Nick Graham transcript
When I was still a student at Central, Polka used to look for people to help with their fit ups. Fit up is when you get ready for a show. So I got dragged along by a friend and came into this theatre for children, which was really quite unusual, because you walk in and all the chairs are at children’s heights. Even the toilets are at children’s heights. That was sort of a strange environment, but it was filled with really, really nice people.
Being used to adult theatre it was a little bit strange. Even working then and there it still felt a bit weird, but it is not until there are actual children in the building that you go “Ahh. I get it. It’s not for me. This is solely for them”. Then when you look at it through a child’s eyes then you just go “yeah, OK. I understand this place. It is what it says it is.” Inviting. Yeah a friendly place and it was just a nice atmosphere to work in, just very friendly, very warming, very welcoming of people. So that was my first experience of Polka.
It’s moved and grown with the times, but it’s still kept that same sort of ethos and through different permutations of different Artistic Directors and staff and stuff they still tried to keep that core essence.
We did a version of James and the Giant Peach. It makes me smile just thinking about the experience from the rehearsals to the cast, the final show and audience reaction to that. That made me warm. Sometimes just the journey of making a show has been for me more important than the show. Or memorable shows, because of the audiences’ reactions and I think that is more memorable than things we have put on in the past. And to see kids smiling, singing songs from the shows that went on was just “OK this is why I do it. This is why I like working in this place”.
As a theatre-goer myself I have been to see shows that I don’t like, but went into the bar in the interval, thought about it and had paid quite a bit of money so sat through the second half. I only walked out of a show once. If your audience doesn’t like it as a child you know about it, because they are quite bold in saying “I don’t like it. Get me out!” So there is instant feedback – good or bad. You just have to be more aware that it’s not an adult so maybe the type of words you are using are slightly simplified, but other than that the process and the practice is actually the same.
The job that I do has times when it’s really really hard, really really mentally tiring, but it never ever felt like work. It’s always been a joy to be there, through audience reactions through to just the type of people I got to work with. Yeah, it was an honour.
In the Stage Management or Production Department as a whole there’s a Production Manager, who was above me and dealt with the budgets and the overall running of our department. I am the Stage Manager. Below me I might have had an Assistant Stage Manager and a Deputy Stage Manager.
The Assistant Stage Manager could be getting things, which we call props, which are things that you see the actors have on stage and also working backstage when the show is happening.
The Deputy Stage Manager is one that will generally sit in a rehearsal and take notes and give those notes to the relevant departments and then deals with the overall running of a show.

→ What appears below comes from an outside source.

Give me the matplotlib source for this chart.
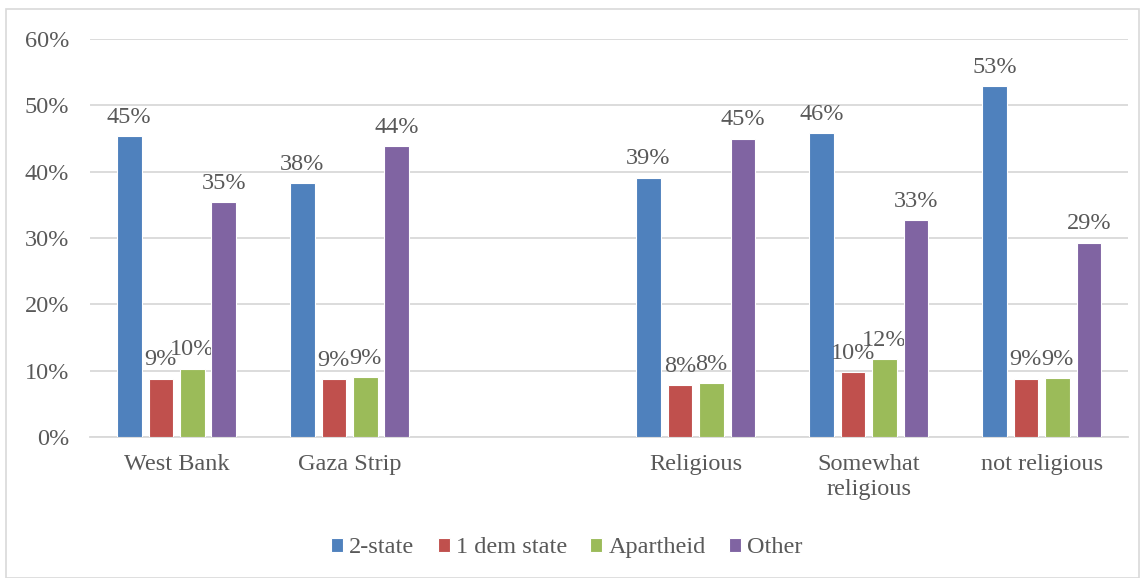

And me as the Stage Manager is responsible for all of those, but at Polka Theatre which I loved, I got to do all those roles as the roles were rotated so that I wasn’t always just the Stage Manager. Sometimes I was an ASM and sometimes I was a DSM, which allowed me to do things I liked to do, which again I couldn’t get anywhere else.
What makes me really excited about theatre isn’t the actual show. It’s the process before the show and solving problems before we get the show on the stage so that is the hardest part so that’s in rehearsals around three and half weeks working long hours, then getting the show on the stage for the first time in what we call our Technical period when the actors are on the stage for the first time. We get lights and sound on the stage for the first time and you are working for a long twelve hour day with the technical team and performers and you’re just getting each bit by bit trying to work out where all the cues are going to be going and when they are all going to be happening. That’s the hardest part, but for me the most rewarding.
If you want to work around nice people come and join the theatre world. With anybody or anything it’s just the people that you’re contacting, the people who have been inspired by the place where I worked. The whole lot. Yeah, it’s a rewarding place to be. The whole experience of working in Polka as a Stage Manager and as one who got to experience Polka Theatre it is a theatre for children. It gives you so many rewards that were unexpected and felt like such a family venue and a family...oh it’s very hard to describe... but it’s like the building had a soul and the soul was warm. That’s all I can say really. It’s a place with a soul.